Situazione sostanzialmente congelata questa fino agli ultimi 20 km di corsa, se non per l’addio ai sogni di gloria del giovane Kopecký, costretto ad arrendersi al ritmo dei tre fiamminghi rimasti in testa. In gruppo, il ritmo saliva bruscamente grazie al subentro dei DSM in testa, al servizio della coppia Poole-Onley. Al lavoro della formazione tedesca si aggiungeva quello delle altre squadre per posizionare al meglio i propri capitani: la salita conclusiva iniziava infatti, con la prima delle sue due parti (lo strappo di Pilisszántó, affrontato altre due volte in precedenza), a poco più di 10 km dall’arrivo. Sulle prime rampe De Bondt, forse esausto per l’estenuante trattativa condotta in precedenza, lasciava strada a Lampaert e a De Buyst, già nel mirino del gruppo dei favoriti.

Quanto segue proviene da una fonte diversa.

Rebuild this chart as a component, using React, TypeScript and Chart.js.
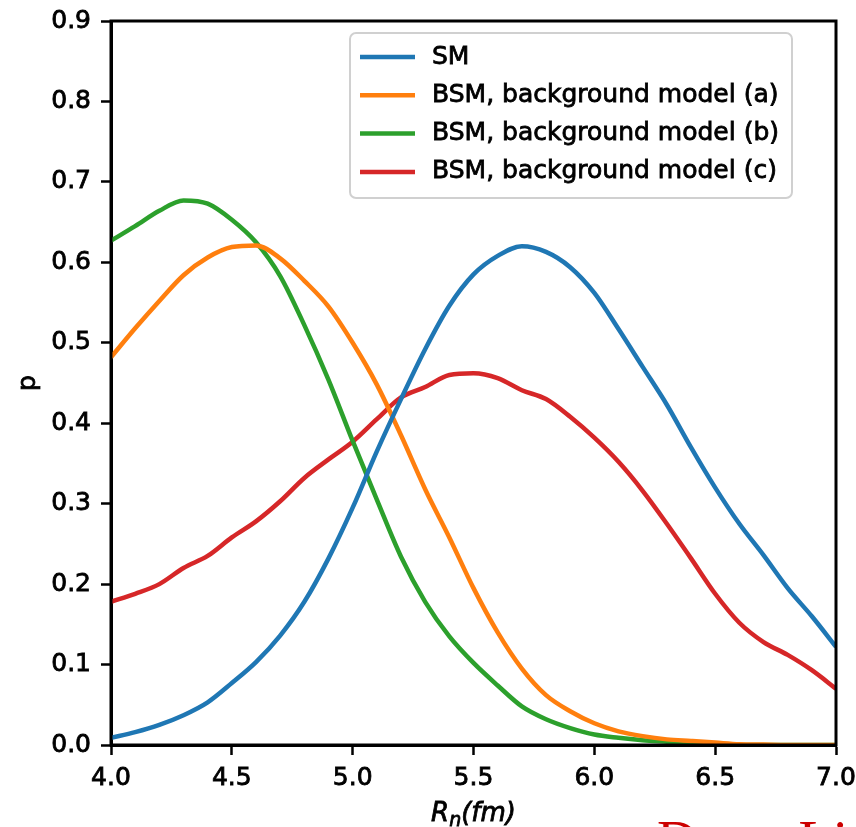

Come ieri, la prima squadra ad attaccare è stata la Ineos Grenadiers. Non con Bernal, ma con l’altro sudamericano Narvaez. Una, due, tre accelerazioni scoccate dall’ecuadoregno, con Hirschi in prima persona prima e Fisher-Black poi a chiudere in tempi rapidi. Ogni allungo rintuzzato di Narvaez era seguito invariabilmente da un analogo allungo di Onley, altrettanto invariabilmente frustrato dall’ottimo lavoro del giovane neozelandese, molto brillante in questo periodo. Superato lo strappo di Pilisszántó e il breve trappo in discesa che lo seguiva, Lampaert e De Buyst conservavano ancora una trentina di secondi di vantaggio nei confronti di un ormai sparuto gruppo dei migliori. Migliori tra i quali era rimasto ben coperto Bernal, pronto a giocarsi le proprie carte nel secondo tratto, più lungo ma anche più semplice, dell’ascesa speciale.

Carte non fantastiche, a dire la verità, visto che Eganito non è mai riuscito a mettere seriamente in difficoltà Hirschi, molto brillante e solido al comando delle operazioni. Di attacchi ne sono arrivati diversi, ma la maglia gialla è riuscito a chiuderli praticamente tutti, dando il via libera solamente ai corridori che non lo intimorivano; o che non conosceva, come ha confessato nell’intervista post-gara: «Non è stato facile controllare la situazione, anche perché non conoscevo tutti i miei avversari: alcuni sono molto giovani, non ho mai corso con loro», ha spiegato lo svizzero, confessando di aver atteso, almeno un paio di volte, le indicazioni dell’ammiraglia. Ad approfittare della situazione è stato un altro elvetico, Yannis Voisard: il giovane scalatore della Tudor ha provato una prima volta, invano, poi una seconda, a -2 dal traguardo, quella buona; ha prima raggiunto l’indomita coppia allo scoperto da 200 km, poi l’ha staccata, per involarsi tutto solo verso la prima vittoria in carriera tra i professionisti. Una vittoria che, a meno di sorprese nell’ultima tappa, significa anche podio nella classifica generale, alle spalle di Hirschi e di Tulett, quarto e quinto e al traguardo nel gruppetto giunto a 10” dallo svizzero.

Secondo il campione del mondo under 23 del ciclocross Thibau Nys, a proprio agio sulle dolci pendenze della salita verso Dobogókő, terzo Sylvain Moniquet, mentre Bernal si è dovuto accontentare del dodicesimo posto di tappa e dell’ottavo in classifica generale. Davanti a lui Matteo Fabbro, abbonato al settimo posto in questo Tour de Hongrie; dietro Davide Piganzoli, nono anche sulla linea di arrivo e a un passo dalla prima top ten nella classifica di una corsa Pro Series. Manca l’ultimo sforzo, nella tappa conclusiva di Budapest. L’unica vera avversità potrebbe essere rappresentata dal meteo, ma in un circuito cittadino è un fattore che può creare più di un grattacapo.